#### Task goal:
Filter the entries below, keeping only lines with the word "produces".

#### Listing:
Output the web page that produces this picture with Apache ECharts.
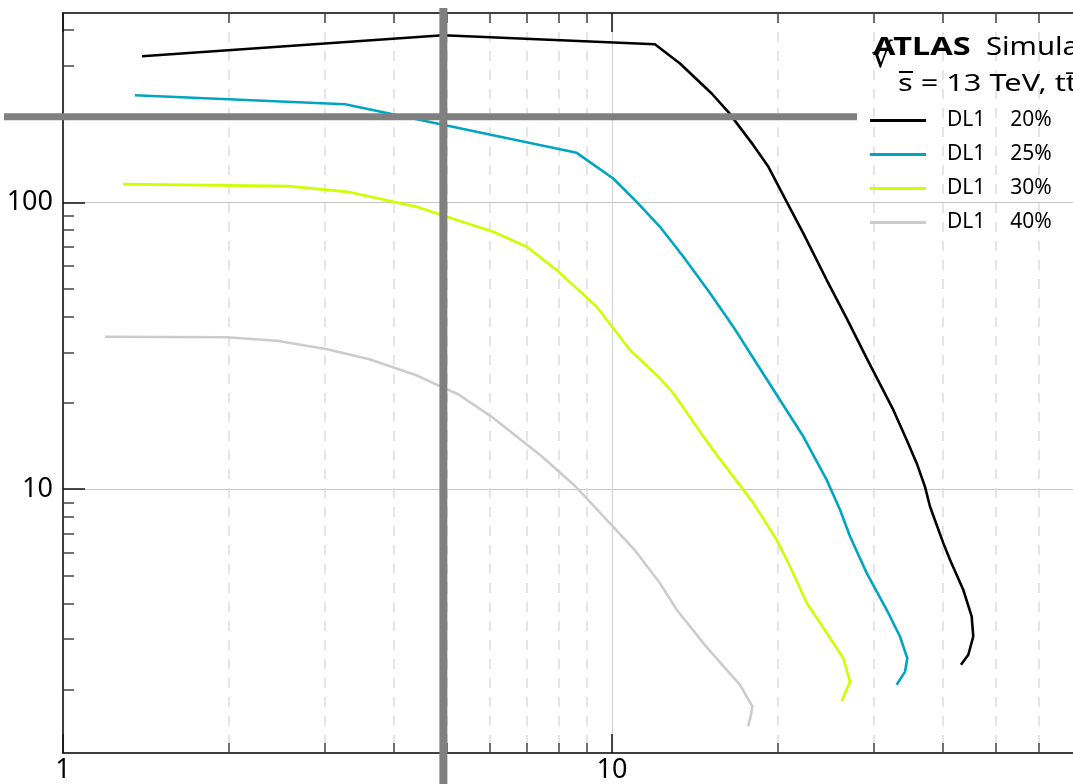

...

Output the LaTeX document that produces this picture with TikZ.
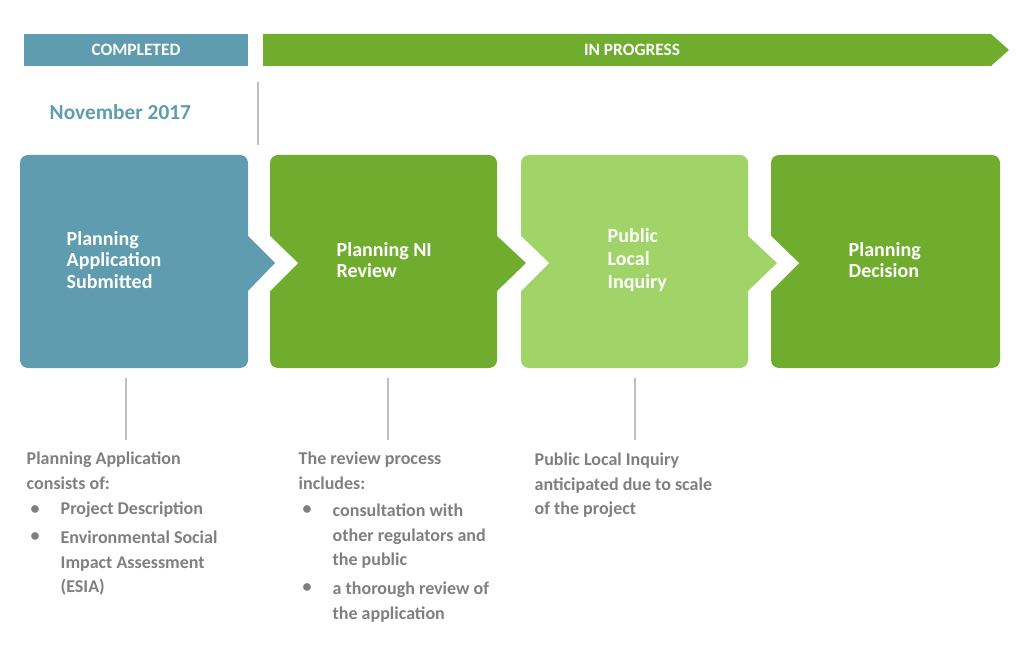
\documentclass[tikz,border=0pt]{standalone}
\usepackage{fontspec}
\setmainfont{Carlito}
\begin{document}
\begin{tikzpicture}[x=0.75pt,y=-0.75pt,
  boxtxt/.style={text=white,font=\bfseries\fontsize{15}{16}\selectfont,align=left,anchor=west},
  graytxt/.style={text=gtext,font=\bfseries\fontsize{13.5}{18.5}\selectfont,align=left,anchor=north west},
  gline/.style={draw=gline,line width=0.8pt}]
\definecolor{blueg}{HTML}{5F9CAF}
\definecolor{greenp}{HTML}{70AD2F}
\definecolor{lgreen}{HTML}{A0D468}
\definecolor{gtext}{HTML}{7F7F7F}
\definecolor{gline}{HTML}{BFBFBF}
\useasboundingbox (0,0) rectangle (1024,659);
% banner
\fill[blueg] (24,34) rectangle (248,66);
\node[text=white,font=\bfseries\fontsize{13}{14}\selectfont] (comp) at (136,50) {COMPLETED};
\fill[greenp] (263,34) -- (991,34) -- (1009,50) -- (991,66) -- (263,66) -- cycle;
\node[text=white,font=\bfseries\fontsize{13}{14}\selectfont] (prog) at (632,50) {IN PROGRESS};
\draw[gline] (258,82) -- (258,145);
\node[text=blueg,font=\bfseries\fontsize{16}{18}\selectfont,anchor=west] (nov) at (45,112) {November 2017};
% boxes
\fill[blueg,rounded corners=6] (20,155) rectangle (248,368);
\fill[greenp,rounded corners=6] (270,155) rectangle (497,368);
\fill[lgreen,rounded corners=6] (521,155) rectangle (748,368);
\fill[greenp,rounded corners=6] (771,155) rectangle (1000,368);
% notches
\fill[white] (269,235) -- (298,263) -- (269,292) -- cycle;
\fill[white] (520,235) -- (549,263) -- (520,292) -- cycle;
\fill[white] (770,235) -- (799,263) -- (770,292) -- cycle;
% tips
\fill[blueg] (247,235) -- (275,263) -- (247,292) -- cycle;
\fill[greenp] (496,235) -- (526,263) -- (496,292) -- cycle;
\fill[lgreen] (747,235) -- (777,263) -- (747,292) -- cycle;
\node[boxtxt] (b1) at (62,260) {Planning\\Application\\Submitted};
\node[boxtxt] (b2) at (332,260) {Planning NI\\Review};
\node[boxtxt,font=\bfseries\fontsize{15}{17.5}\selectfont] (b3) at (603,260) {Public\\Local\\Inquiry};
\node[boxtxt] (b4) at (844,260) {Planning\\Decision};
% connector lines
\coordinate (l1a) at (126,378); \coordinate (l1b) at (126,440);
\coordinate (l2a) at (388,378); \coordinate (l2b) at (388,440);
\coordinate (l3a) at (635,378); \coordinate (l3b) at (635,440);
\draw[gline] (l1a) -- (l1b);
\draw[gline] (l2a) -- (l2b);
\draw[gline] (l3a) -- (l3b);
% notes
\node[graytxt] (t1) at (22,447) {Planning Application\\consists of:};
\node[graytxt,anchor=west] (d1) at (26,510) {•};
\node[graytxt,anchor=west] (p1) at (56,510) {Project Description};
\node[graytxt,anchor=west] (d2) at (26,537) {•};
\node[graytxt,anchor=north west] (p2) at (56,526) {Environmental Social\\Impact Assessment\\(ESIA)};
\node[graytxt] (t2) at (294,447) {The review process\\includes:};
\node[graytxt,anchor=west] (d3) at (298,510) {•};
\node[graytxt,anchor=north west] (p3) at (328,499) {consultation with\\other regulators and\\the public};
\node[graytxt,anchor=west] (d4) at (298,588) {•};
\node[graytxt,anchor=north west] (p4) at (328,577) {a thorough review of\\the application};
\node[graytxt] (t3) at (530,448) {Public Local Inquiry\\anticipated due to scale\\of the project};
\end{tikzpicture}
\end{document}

#### Exercise solution:
Output the web page that produces this picture with Apache ECharts.
Output the LaTeX document that produces this picture with TikZ.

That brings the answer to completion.